**THE PROBLEM**. Track down the lines that contain "React" and copy them.

**SOURCE DATA**.
[start]
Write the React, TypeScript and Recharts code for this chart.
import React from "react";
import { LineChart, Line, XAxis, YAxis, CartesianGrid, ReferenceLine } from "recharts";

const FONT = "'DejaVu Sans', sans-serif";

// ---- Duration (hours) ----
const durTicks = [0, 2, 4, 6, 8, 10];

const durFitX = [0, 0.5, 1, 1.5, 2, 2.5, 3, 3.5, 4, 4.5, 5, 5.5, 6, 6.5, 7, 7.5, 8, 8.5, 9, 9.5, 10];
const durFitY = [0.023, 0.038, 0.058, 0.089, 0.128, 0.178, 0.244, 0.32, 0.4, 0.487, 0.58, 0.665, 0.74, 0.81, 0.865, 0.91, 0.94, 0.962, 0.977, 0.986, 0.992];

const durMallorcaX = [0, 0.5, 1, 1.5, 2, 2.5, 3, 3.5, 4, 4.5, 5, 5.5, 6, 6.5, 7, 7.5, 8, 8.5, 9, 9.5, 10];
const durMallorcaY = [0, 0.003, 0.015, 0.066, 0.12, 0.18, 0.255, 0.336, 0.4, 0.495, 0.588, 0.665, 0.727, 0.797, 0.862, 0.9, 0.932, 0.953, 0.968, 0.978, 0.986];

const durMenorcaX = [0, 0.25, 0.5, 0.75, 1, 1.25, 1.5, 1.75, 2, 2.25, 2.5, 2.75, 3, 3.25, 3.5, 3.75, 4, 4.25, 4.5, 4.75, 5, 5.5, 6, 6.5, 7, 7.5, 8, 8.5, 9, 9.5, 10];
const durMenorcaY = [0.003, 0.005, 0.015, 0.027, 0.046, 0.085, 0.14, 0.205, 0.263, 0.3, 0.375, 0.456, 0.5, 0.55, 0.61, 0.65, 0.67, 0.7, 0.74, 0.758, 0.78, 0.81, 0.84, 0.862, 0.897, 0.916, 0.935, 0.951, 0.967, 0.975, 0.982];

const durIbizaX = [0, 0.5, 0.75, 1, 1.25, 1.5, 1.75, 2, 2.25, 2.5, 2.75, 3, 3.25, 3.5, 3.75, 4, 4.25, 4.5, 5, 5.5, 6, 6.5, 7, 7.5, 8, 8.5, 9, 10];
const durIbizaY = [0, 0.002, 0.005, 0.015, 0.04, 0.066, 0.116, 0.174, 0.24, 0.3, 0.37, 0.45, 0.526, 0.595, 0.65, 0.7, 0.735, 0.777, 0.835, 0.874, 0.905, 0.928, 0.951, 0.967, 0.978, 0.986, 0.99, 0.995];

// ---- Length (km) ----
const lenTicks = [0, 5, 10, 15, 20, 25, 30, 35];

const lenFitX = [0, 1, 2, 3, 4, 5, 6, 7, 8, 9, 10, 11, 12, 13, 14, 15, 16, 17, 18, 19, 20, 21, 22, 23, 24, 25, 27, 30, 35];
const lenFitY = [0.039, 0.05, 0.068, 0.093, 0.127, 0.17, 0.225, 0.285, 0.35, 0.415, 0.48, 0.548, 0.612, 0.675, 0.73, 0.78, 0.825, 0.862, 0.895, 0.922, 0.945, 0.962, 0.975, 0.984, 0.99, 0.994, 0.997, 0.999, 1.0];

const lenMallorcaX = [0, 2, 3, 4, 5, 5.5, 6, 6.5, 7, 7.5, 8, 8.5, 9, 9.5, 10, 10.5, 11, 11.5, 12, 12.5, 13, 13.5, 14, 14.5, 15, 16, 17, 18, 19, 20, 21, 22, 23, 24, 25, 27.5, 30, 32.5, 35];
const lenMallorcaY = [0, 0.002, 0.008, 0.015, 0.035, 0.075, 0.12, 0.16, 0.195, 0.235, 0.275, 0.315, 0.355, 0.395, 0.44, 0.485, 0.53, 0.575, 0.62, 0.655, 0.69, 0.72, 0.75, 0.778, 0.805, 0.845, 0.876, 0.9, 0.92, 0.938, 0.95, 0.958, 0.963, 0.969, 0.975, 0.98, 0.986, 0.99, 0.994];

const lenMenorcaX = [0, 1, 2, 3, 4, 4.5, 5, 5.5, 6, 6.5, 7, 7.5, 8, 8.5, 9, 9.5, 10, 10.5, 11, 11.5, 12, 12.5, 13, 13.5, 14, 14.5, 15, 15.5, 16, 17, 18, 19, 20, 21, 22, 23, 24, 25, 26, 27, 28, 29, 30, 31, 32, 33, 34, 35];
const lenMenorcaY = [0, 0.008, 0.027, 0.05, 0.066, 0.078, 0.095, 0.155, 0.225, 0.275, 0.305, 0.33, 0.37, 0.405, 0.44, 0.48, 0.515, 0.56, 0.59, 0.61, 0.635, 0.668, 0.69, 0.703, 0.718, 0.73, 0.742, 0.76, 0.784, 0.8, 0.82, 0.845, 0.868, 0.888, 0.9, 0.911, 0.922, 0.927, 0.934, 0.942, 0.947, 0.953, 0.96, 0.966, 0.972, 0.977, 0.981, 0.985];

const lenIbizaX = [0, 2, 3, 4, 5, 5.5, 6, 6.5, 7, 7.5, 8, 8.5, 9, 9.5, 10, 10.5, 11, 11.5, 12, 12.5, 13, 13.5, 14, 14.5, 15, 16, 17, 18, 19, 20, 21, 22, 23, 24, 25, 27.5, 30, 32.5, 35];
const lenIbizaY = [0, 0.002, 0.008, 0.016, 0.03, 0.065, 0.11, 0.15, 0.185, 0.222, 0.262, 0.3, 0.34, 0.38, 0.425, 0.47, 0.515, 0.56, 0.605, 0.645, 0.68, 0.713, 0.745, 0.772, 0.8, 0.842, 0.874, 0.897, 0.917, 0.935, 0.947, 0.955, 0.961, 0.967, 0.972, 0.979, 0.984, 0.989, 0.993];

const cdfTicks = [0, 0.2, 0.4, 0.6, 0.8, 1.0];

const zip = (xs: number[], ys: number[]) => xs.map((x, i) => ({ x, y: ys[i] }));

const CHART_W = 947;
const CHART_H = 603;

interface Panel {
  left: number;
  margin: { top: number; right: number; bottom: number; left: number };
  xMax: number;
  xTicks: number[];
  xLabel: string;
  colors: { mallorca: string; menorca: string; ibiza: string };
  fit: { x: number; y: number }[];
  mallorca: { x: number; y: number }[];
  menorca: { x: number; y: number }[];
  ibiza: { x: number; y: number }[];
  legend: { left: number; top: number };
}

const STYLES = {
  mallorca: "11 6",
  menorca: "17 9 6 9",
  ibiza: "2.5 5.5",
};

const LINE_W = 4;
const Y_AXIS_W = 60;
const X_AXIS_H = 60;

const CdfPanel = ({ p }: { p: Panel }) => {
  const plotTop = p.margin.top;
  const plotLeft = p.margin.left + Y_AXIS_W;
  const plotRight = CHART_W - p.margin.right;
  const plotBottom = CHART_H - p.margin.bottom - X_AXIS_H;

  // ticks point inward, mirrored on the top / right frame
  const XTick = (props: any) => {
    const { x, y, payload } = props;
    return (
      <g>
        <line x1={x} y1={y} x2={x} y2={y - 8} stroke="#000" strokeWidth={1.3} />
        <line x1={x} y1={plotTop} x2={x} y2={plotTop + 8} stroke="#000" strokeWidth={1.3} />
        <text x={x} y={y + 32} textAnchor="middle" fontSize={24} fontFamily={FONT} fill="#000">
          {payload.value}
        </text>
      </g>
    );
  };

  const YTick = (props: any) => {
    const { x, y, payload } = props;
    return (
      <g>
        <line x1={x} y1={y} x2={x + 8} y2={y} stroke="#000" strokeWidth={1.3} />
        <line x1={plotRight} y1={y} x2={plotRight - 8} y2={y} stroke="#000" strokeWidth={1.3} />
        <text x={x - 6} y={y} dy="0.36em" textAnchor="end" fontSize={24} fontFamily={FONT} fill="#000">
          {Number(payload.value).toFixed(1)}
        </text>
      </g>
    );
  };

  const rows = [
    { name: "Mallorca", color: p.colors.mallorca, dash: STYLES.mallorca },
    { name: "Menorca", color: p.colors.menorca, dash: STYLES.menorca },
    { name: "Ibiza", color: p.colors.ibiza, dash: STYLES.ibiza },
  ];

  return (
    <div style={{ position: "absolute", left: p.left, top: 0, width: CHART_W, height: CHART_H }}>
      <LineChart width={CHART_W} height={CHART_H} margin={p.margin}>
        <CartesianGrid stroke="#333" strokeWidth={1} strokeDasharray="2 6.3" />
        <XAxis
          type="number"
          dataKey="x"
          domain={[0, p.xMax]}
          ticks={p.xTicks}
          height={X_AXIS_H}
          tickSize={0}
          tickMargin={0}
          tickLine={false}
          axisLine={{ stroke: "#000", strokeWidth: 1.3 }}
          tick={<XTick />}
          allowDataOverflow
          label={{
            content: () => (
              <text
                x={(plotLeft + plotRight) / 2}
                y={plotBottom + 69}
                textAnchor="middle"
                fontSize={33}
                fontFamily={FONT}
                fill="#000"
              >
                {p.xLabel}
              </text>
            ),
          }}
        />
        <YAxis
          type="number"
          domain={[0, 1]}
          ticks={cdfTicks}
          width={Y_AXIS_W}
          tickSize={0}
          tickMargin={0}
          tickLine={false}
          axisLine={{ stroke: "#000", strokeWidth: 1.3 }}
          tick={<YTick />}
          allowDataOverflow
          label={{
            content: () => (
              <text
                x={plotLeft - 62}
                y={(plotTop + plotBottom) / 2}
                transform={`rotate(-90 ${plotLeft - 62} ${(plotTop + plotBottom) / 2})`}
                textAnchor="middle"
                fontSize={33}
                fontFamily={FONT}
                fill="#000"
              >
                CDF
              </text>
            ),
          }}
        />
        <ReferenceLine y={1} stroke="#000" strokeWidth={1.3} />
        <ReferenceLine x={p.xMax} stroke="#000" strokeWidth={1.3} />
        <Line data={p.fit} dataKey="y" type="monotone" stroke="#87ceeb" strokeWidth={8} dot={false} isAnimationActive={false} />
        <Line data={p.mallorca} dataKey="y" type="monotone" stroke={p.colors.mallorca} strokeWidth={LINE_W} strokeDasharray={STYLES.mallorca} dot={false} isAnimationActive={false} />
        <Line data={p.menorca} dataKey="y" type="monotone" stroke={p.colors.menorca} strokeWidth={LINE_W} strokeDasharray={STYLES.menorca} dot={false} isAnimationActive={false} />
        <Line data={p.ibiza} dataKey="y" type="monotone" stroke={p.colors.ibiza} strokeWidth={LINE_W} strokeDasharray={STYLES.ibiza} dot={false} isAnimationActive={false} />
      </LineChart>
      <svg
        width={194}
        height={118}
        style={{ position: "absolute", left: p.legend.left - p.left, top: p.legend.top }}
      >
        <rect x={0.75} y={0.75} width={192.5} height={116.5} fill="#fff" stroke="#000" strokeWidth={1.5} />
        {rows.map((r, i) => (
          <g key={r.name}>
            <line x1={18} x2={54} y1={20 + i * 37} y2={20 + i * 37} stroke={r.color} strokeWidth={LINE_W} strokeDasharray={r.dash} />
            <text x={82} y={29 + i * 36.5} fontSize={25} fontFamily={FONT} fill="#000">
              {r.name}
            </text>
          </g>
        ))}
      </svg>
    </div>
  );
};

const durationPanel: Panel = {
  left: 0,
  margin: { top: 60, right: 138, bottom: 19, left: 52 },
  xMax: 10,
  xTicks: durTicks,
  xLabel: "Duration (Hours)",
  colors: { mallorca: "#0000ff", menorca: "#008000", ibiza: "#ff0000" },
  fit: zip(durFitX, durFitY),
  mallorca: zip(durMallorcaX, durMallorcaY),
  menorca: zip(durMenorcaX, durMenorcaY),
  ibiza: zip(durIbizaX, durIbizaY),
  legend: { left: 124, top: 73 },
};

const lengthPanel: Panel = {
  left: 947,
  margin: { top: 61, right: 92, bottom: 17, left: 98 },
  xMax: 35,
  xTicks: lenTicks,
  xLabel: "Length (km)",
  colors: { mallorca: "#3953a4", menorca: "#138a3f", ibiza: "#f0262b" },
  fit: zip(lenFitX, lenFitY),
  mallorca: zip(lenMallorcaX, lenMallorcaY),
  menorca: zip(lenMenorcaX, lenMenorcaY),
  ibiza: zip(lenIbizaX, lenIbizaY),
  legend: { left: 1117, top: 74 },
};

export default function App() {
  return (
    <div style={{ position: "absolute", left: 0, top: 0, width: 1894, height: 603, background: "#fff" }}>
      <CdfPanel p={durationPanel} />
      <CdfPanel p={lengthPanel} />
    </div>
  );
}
[end]
[start]
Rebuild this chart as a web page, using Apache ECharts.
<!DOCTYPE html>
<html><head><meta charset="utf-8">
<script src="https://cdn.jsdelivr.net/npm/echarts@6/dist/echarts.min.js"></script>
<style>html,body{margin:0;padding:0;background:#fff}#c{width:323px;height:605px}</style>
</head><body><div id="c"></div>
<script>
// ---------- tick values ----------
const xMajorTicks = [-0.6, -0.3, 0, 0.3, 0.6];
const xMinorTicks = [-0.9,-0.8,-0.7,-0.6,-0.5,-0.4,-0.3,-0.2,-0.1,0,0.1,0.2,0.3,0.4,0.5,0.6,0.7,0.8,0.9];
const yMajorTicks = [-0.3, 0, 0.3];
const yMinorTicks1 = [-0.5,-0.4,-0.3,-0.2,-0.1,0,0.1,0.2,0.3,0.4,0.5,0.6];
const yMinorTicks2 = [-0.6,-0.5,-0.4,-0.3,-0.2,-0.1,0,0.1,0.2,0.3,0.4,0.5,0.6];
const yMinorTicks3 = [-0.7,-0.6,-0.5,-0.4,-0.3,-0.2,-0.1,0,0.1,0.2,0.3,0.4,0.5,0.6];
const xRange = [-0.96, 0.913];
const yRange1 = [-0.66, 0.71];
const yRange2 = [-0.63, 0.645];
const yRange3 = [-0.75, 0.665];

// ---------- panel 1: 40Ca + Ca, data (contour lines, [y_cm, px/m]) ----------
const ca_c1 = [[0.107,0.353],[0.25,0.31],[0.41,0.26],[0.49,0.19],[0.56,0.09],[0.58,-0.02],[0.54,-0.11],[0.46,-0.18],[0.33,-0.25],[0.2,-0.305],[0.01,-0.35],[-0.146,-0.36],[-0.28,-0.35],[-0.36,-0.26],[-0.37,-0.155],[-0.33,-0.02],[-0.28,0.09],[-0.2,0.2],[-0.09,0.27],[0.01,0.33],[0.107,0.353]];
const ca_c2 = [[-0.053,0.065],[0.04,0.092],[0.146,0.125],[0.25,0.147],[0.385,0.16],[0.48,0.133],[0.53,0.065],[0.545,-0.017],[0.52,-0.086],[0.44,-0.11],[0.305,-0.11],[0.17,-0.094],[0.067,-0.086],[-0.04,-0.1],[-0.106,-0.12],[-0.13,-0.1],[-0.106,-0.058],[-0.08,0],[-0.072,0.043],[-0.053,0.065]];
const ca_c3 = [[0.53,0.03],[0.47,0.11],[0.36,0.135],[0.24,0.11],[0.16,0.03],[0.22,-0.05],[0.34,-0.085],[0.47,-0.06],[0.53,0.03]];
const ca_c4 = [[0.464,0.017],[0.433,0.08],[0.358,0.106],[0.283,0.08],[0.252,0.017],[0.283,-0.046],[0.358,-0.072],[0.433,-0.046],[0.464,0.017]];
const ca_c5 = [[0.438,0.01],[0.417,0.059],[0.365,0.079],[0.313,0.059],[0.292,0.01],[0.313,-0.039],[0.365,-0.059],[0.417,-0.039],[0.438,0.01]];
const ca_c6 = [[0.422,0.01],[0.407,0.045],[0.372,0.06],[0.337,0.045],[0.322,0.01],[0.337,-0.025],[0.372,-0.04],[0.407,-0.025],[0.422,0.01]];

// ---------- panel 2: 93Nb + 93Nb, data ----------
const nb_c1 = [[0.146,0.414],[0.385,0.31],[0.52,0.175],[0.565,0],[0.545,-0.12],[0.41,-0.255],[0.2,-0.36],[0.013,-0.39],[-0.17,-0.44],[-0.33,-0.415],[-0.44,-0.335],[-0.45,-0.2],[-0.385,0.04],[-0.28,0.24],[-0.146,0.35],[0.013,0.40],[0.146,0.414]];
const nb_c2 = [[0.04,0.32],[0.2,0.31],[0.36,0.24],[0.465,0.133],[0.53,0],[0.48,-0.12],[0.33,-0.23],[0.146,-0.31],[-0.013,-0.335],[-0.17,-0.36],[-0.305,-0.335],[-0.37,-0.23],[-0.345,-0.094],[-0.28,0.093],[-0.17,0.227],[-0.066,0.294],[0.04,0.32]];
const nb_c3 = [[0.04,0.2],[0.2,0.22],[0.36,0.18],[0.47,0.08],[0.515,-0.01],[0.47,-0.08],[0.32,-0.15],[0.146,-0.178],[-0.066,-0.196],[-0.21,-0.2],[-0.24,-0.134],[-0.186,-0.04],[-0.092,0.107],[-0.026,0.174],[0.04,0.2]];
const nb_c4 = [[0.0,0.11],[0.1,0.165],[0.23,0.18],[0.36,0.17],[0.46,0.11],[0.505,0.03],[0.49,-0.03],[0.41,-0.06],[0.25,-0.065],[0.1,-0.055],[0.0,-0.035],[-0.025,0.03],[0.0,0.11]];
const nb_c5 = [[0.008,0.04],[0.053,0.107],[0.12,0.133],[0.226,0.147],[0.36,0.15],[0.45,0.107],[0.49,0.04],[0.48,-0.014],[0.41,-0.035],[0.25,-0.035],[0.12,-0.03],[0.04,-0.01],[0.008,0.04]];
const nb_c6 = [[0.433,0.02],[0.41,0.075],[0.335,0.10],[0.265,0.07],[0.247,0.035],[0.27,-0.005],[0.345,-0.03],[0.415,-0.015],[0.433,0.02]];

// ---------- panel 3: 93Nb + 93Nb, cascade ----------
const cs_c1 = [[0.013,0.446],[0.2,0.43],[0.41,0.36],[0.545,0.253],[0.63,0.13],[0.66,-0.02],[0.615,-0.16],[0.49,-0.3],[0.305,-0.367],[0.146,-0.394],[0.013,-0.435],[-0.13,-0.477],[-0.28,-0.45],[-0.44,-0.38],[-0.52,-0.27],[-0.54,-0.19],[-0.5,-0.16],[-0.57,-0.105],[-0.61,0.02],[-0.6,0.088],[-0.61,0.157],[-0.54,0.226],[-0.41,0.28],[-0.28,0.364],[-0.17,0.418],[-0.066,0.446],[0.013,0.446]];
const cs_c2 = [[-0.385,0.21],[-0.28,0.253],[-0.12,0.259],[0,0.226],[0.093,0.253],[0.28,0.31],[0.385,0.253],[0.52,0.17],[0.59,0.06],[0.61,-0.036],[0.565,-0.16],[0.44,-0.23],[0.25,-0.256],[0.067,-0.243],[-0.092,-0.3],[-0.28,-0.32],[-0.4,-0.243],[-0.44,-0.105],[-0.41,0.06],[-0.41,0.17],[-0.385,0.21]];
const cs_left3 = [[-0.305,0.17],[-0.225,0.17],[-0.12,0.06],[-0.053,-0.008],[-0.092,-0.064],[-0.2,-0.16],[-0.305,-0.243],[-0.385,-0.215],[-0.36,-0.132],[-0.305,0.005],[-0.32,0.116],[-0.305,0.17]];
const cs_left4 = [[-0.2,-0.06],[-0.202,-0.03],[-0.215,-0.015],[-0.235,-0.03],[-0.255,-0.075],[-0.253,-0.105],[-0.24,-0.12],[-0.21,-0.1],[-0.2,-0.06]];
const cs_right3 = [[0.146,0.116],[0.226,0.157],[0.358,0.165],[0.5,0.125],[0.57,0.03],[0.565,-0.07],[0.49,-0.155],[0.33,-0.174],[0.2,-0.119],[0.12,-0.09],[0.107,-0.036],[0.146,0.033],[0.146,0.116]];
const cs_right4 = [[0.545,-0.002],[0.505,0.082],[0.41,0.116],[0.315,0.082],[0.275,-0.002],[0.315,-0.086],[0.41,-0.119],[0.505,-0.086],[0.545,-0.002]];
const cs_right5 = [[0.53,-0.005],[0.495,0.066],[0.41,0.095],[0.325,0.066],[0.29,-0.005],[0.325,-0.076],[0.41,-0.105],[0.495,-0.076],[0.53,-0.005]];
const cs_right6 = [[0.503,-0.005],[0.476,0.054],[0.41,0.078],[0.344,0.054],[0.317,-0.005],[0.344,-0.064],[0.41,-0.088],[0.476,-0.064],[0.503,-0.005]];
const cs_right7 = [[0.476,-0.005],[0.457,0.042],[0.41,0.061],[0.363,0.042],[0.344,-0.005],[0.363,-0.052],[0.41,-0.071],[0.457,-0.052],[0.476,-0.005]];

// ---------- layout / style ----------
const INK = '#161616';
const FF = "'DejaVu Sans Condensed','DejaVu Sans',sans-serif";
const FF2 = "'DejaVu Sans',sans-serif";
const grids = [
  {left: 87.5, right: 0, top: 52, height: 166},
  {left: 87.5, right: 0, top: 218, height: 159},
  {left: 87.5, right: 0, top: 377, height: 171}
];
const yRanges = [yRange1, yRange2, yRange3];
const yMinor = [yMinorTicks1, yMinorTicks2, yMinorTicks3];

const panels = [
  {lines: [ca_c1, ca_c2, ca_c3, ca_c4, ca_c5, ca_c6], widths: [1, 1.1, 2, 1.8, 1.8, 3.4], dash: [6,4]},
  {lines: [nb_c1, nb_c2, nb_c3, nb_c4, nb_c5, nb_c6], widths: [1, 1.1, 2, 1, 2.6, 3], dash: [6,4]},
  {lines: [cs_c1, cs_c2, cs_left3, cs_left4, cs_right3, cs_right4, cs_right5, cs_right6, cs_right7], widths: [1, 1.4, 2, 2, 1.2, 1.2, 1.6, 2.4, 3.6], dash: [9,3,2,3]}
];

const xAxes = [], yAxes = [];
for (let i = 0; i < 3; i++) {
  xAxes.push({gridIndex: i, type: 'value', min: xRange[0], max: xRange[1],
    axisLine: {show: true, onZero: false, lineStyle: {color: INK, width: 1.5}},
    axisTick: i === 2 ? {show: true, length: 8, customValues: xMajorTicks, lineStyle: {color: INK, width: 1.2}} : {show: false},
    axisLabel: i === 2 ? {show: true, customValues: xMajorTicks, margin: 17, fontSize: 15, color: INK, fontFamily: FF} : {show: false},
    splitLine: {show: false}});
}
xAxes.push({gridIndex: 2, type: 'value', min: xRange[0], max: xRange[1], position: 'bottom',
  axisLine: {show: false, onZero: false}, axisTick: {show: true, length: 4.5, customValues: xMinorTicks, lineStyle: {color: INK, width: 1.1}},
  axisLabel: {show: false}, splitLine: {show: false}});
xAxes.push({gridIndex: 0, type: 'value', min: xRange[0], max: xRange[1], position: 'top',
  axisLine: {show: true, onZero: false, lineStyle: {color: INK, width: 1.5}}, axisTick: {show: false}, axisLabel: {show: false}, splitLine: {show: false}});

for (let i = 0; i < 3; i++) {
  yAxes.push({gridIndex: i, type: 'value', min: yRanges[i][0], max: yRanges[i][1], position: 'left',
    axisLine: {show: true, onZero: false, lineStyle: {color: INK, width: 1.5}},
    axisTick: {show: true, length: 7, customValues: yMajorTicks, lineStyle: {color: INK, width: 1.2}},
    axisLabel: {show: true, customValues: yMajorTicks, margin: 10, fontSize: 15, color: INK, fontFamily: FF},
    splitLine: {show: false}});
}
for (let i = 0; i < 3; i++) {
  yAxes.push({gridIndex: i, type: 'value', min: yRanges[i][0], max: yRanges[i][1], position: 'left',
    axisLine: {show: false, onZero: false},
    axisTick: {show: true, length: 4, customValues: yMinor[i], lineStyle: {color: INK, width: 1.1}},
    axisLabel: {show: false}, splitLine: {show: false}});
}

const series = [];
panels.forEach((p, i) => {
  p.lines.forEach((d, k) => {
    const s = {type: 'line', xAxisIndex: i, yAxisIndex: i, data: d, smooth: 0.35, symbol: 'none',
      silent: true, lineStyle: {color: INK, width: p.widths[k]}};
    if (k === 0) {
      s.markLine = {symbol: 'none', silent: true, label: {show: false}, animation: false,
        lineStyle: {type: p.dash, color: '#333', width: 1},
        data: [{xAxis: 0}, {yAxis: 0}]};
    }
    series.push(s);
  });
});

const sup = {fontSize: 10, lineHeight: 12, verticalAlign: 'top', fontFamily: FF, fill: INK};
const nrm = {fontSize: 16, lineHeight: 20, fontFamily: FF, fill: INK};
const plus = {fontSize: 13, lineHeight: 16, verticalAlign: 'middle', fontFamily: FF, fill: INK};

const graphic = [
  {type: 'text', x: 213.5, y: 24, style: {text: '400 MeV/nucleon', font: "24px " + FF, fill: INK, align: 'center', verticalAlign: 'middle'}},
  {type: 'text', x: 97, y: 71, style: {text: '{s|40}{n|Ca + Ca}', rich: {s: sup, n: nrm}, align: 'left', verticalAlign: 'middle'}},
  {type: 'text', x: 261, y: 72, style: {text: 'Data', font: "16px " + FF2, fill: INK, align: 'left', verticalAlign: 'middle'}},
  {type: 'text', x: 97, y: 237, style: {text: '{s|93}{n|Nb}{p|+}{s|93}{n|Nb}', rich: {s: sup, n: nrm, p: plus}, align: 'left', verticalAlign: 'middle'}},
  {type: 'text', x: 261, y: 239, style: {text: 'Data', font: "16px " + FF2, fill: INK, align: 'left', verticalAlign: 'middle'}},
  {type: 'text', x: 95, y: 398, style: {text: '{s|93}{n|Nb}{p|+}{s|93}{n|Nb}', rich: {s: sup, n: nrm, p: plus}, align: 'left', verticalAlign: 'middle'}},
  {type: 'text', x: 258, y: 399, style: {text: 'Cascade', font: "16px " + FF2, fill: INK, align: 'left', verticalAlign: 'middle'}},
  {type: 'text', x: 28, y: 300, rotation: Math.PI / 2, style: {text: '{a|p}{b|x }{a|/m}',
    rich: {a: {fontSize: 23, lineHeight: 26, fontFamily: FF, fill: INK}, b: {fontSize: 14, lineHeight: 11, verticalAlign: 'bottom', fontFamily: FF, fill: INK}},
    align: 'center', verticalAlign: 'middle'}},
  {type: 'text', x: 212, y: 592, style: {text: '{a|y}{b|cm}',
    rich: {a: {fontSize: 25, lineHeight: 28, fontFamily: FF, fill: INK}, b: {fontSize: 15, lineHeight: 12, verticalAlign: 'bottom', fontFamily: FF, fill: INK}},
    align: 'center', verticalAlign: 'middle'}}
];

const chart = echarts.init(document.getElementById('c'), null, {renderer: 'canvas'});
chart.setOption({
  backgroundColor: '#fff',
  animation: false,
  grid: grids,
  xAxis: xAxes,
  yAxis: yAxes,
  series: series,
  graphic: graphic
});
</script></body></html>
[end]
**RESULT OF THE TASK**.
Write the React, TypeScript and Recharts code for this chart.
import React from "react";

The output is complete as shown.